START Dataset excerpt

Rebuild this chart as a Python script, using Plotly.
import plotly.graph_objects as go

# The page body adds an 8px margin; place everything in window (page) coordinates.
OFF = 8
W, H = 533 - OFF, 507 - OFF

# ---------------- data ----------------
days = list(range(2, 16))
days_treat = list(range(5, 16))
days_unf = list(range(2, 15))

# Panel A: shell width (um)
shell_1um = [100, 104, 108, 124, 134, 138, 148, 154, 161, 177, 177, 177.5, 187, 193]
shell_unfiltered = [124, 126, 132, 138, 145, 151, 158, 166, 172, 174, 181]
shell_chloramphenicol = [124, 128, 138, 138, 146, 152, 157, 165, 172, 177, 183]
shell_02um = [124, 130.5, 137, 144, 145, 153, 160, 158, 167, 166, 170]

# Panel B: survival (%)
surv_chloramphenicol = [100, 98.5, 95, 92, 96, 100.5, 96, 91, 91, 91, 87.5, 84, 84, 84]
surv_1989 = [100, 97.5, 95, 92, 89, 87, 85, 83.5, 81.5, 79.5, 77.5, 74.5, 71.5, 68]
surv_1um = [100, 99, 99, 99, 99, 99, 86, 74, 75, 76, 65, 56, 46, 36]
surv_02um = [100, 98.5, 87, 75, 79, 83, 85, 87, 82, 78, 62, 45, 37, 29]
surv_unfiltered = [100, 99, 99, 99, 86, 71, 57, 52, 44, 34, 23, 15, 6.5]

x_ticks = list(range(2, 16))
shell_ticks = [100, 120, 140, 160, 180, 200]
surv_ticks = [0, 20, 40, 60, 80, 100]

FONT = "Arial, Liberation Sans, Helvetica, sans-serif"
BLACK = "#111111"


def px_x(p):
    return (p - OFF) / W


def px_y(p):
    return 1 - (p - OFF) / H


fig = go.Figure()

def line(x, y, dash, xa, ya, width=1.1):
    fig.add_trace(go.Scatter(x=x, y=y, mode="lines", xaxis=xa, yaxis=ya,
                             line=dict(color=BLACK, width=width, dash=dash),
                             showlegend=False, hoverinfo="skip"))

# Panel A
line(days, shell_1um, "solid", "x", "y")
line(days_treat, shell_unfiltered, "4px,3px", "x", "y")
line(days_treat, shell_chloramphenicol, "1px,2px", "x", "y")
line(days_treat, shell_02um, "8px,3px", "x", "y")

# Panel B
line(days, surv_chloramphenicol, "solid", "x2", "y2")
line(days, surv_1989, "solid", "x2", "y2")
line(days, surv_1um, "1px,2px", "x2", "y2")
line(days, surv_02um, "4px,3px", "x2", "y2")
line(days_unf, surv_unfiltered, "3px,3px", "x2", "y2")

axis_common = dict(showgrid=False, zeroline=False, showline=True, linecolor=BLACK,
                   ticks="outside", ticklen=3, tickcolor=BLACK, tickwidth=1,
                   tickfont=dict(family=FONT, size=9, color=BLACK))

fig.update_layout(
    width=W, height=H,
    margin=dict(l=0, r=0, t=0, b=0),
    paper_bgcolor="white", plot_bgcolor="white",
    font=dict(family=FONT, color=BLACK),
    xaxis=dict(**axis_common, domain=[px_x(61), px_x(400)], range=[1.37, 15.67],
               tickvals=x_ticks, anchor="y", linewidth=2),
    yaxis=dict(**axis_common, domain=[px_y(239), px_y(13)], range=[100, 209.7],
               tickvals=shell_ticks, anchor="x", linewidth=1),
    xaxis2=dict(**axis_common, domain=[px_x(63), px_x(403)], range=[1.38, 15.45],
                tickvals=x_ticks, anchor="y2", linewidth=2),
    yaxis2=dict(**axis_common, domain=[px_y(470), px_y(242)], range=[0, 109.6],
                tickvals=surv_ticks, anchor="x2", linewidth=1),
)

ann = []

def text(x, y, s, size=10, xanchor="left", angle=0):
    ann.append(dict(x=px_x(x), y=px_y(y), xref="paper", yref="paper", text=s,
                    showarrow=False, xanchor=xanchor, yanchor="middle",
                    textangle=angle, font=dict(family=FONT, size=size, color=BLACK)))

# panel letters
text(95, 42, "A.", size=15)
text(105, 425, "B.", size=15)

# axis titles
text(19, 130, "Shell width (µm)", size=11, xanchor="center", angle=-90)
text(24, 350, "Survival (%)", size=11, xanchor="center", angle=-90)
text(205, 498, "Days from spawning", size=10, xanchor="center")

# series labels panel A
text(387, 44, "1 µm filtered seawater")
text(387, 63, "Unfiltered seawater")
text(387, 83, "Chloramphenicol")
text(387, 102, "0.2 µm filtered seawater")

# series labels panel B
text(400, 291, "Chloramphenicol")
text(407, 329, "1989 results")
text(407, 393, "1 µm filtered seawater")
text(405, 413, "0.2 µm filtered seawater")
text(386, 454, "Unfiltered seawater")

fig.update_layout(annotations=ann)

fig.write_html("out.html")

END Dataset excerpt

Goal
Write the data out again in full and exactly.

The result
Rebuild this chart as a Python script, using Plotly.
import plotly.graph_objects as go

# The page body adds an 8px margin; place everything in window (page) coordinates.
OFF = 8
W, H = 533 - OFF, 507 - OFF

# ---------------- data ----------------
days = list(range(2, 16))
days_treat = list(range(5, 16))
days_unf = list(range(2, 15))

# Panel A: shell width (um)
shell_1um = [100, 104, 108, 124, 134, 138, 148, 154, 161, 177, 177, 177.5, 187, 193]
shell_unfiltered = [124, 126, 132, 138, 145, 151, 158, 166, 172, 174, 181]
shell_chloramphenicol = [124, 128, 138, 138, 146, 152, 157, 165, 172, 177, 183]
shell_02um = [124, 130.5, 137, 144, 145, 153, 160, 158, 167, 166, 170]

# Panel B: survival (%)
surv_chloramphenicol = [100, 98.5, 95, 92, 96, 100.5, 96, 91, 91, 91, 87.5, 84, 84, 84]
surv_1989 = [100, 97.5, 95, 92, 89, 87, 85, 83.5, 81.5, 79.5, 77.5, 74.5, 71.5, 68]
surv_1um = [100, 99, 99, 99, 99, 99, 86, 74, 75, 76, 65, 56, 46, 36]
surv_02um = [100, 98.5, 87, 75, 79, 83, 85, 87, 82, 78, 62, 45, 37, 29]
surv_unfiltered = [100, 99, 99, 99, 86, 71, 57, 52, 44, 34, 23, 15, 6.5]

x_ticks = list(range(2, 16))
shell_ticks = [100, 120, 140, 160, 180, 200]
surv_ticks = [0, 20, 40, 60, 80, 100]

FONT = "Arial, Liberation Sans, Helvetica, sans-serif"
BLACK = "#111111"


def px_x(p):
    return (p - OFF) / W


def px_y(p):
    return 1 - (p - OFF) / H


fig = go.Figure()

def line(x, y, dash, xa, ya, width=1.1):
    fig.add_trace(go.Scatter(x=x, y=y, mode="lines", xaxis=xa, yaxis=ya,
                             line=dict(color=BLACK, width=width, dash=dash),
                             showlegend=False, hoverinfo="skip"))

# Panel A
line(days, shell_1um, "solid", "x", "y")
line(days_treat, shell_unfiltered, "4px,3px", "x", "y")
line(days_treat, shell_chloramphenicol, "1px,2px", "x", "y")
line(days_treat, shell_02um, "8px,3px", "x", "y")

# Panel B
line(days, surv_chloramphenicol, "solid", "x2", "y2")
line(days, surv_1989, "solid", "x2", "y2")
line(days, surv_1um, "1px,2px", "x2", "y2")
line(days, surv_02um, "4px,3px", "x2", "y2")
line(days_unf, surv_unfiltered, "3px,3px", "x2", "y2")

axis_common = dict(showgrid=False, zeroline=False, showline=True, linecolor=BLACK,
                   ticks="outside", ticklen=3, tickcolor=BLACK, tickwidth=1,
                   tickfont=dict(family=FONT, size=9, color=BLACK))

fig.update_layout(
    width=W, height=H,
    margin=dict(l=0, r=0, t=0, b=0),
    paper_bgcolor="white", plot_bgcolor="white",
    font=dict(family=FONT, color=BLACK),
    xaxis=dict(**axis_common, domain=[px_x(61), px_x(400)], range=[1.37, 15.67],
               tickvals=x_ticks, anchor="y", linewidth=2),
    yaxis=dict(**axis_common, domain=[px_y(239), px_y(13)], range=[100, 209.7],
               tickvals=shell_ticks, anchor="x", linewidth=1),
    xaxis2=dict(**axis_common, domain=[px_x(63), px_x(403)], range=[1.38, 15.45],
                tickvals=x_ticks, anchor="y2", linewidth=2),
    yaxis2=dict(**axis_common, domain=[px_y(470), px_y(242)], range=[0, 109.6],
                tickvals=surv_ticks, anchor="x2", linewidth=1),
)

ann = []

def text(x, y, s, size=10, xanchor="left", angle=0):
    ann.append(dict(x=px_x(x), y=px_y(y), xref="paper", yref="paper", text=s,
                    showarrow=False, xanchor=xanchor, yanchor="middle",
                    textangle=angle, font=dict(family=FONT, size=size, color=BLACK)))

# panel letters
text(95, 42, "A.", size=15)
text(105, 425, "B.", size=15)

# axis titles
text(19, 130, "Shell width (µm)", size=11, xanchor="center", angle=-90)
text(24, 350, "Survival (%)", size=11, xanchor="center", angle=-90)
text(205, 498, "Days from spawning", size=10, xanchor="center")

# series labels panel A
text(387, 44, "1 µm filtered seawater")
text(387, 63, "Unfiltered seawater")
text(387, 83, "Chloramphenicol")
text(387, 102, "0.2 µm filtered seawater")

# series labels panel B
text(400, 291, "Chloramphenicol")
text(407, 329, "1989 results")
text(407, 393, "1 µm filtered seawater")
text(405, 413, "0.2 µm filtered seawater")
text(386, 454, "Unfiltered seawater")

fig.update_layout(annotations=ann)

fig.write_html("out.html")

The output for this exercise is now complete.